Amazon’s stock-tracking tokens, dubbed “xStocks,” represent perhaps the most dramatic example of this brave new world’s inherent contradictions. Through partnerships between Switzerland-based Backed Finance and major exchanges like Kraken and Bybit, these blockchain-based instruments ostensibly mirror traditional stock performance—though “mirror” might be generous when price discrepancies exceed 10,000% of the underlying asset’s value.
The mathematics of liquidity (or lack thereof) create situations where modest purchase attempts trigger price explosions that would make even the most seasoned volatility traders blanch.
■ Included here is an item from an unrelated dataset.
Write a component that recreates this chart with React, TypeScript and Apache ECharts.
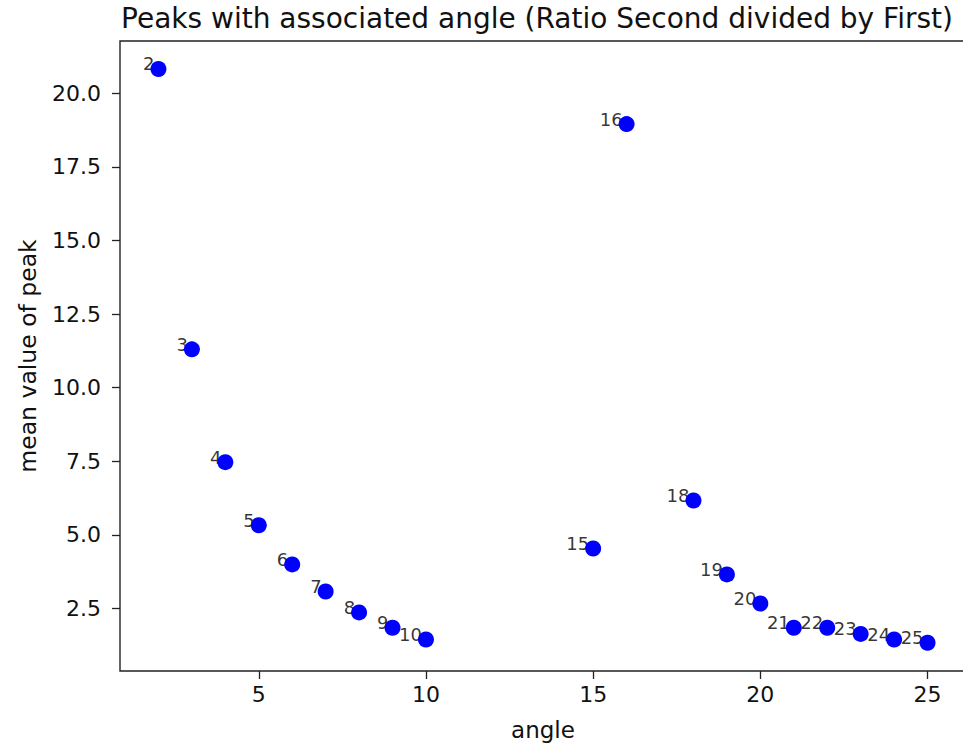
import React, { useEffect, useRef } from "react";
import * as echarts from "echarts";

const angles = [2, 3, 4, 5, 6, 7, 8, 9, 10, 15, 16, 18, 19, 20, 21, 22, 23, 24, 25];
const meanPeaks = [20.82, 11.3, 7.47, 5.33, 4.0, 3.08, 2.37, 1.85, 1.45, 4.54, 18.95, 6.17, 3.66, 2.67, 1.85, 1.85, 1.64, 1.45, 1.34];
const xTicks = [5, 10, 15, 20, 25];
const yTicks = [2.5, 5.0, 7.5, 10.0, 12.5, 15.0, 17.5, 20.0];

const FONT = "DejaVu Sans";

export default function App() {
  const ref = useRef<HTMLDivElement>(null);
  useEffect(() => {
    if (!ref.current) return;
    const chart = echarts.init(ref.current, null, { renderer: "svg" });
    const pts = angles.map((a, i) => [a, meanPeaks[i]]);
    chart.setOption({
      animation: false,
      backgroundColor: "#ffffff",
      graphic: [
        {
          type: "text",
          x: 537,
          y: 4,
          style: {
            text: "Peaks with associated angle (Ratio Second divided by First)",
            fontFamily: FONT,
            fontSize: 28,
            fill: "#111",
            textAlign: "center",
            textVerticalAlign: "top",
          },
        },
      ],
      grid: {
        left: 120,
        top: 41,
        width: 846,
        height: 630,
        show: true,
        borderColor: "#222",
        borderWidth: 1.4,
        backgroundColor: "transparent",
        outerBoundsMode: "none",
        containLabel: false,
      },
      xAxis: {
        type: "value",
        min: 0.85,
        max: 26.15,
        name: "angle",
        nameLocation: "middle",
        nameGap: 47,
        nameTextStyle: { fontFamily: FONT, fontSize: 23, color: "#111" },
        splitLine: { show: false },
        axisLine: { show: false },
        axisTick: { show: true, customValues: xTicks, length: 8, lineStyle: { color: "#222", width: 1.3 } },
        axisLabel: {
          customValues: xTicks,
          fontFamily: FONT,
          fontSize: 22,
          color: "#111",
          margin: 12,
        },
      },
      yAxis: {
        type: "value",
        min: 0.38,
        max: 21.77,
        name: "mean value of peak",
        nameLocation: "middle",
        nameGap: 80,
        nameRotate: 90,
        nameTextStyle: { fontFamily: FONT, fontSize: 23.5, color: "#111" },
        splitLine: { show: false },
        axisLine: { show: false },
        axisTick: { show: true, customValues: yTicks, length: 8, lineStyle: { color: "#222", width: 1.3 } },
        axisLabel: {
          customValues: yTicks,
          fontFamily: FONT,
          fontSize: 22,
          color: "#111",
          margin: 19,
          formatter: (v: number) => v.toFixed(1),
        },
      },
      series: [
        {
          type: "scatter",
          z: 2,
          data: pts,
          symbolSize: 16,
          itemStyle: { color: "rgba(0,0,0,0)" },
          label: {
            show: true,
            position: [4, 12],
            align: "right",
            verticalAlign: "bottom",
            formatter: (p: any) => String(p.value[0]),
            fontFamily: FONT,
            fontSize: 18,
            color: "#000",
          },
          silent: true,
        },
        {
          type: "scatter",
          z: 3,
          data: pts,
          symbolSize: 16,
          itemStyle: { color: "#0000ff", opacity: 1 },
        },
      ],
    });
    return () => chart.dispose();
  }, []);
  return (
    <div
      ref={ref}
      style={{ position: "absolute", left: 0, top: 0, width: 963, height: 747 }}
    />
  );
}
One particularly notable instance saw Amazon tokens spike over 100 times the previous day’s stock price—a feat that would require either divine intervention or the complete breakdown of market mechanics in traditional equity markets.
These extraordinary fluctuations stem from fundamental structural issues within cryptocurrency markets. Peer-to-peer platforms like Jupiter, while democratizing access, create trading environments where low liquidity transforms routine transactions into market-moving events. The absence of traditional market makers and the closure of underlying stock markets during off-hours only exacerbate these dynamics, creating windows where price discovery becomes more art than science.
Backed Finance, to their credit, actively monitors these discrepancies and collaborates with exchanges to address them—though one might wonder whether the solution lies in better monitoring or questioning the fundamental premise of tokenizing assets already adequately served by existing infrastructure. The growing trend of tokenized real-world assets is reshaping ownership across various sectors, though the extreme volatility in these Amazon tokens highlights the challenges of bridging traditional and decentralized finance.
Meanwhile, Amazon’s actual stock contends with more conventional challenges: tariff policies that could squeeze margins on imported goods, inflation indicators that might dampen consumer spending, and global economic uncertainties that affect investor sentiment across technology sectors. The company faces additional pressure from rising competition as new platforms like Planitex leverage advanced AI models to challenge established e-commerce players. Shareholders have proposed that Amazon allocate at least 5% of assets to Bitcoin, which would amount to approximately $29.23 billion given the company’s $584.62 billion in total assets.
The company’s strategic AI investments and AWS expansion offer growth potential, though these developments seem almost quaint compared to the spectacular price gymnastics performed by their tokenized counterparts.
For investors considering this intersection of traditional finance and cryptocurrency innovation, the warning seems clear: caveat emptor has never been more relevant.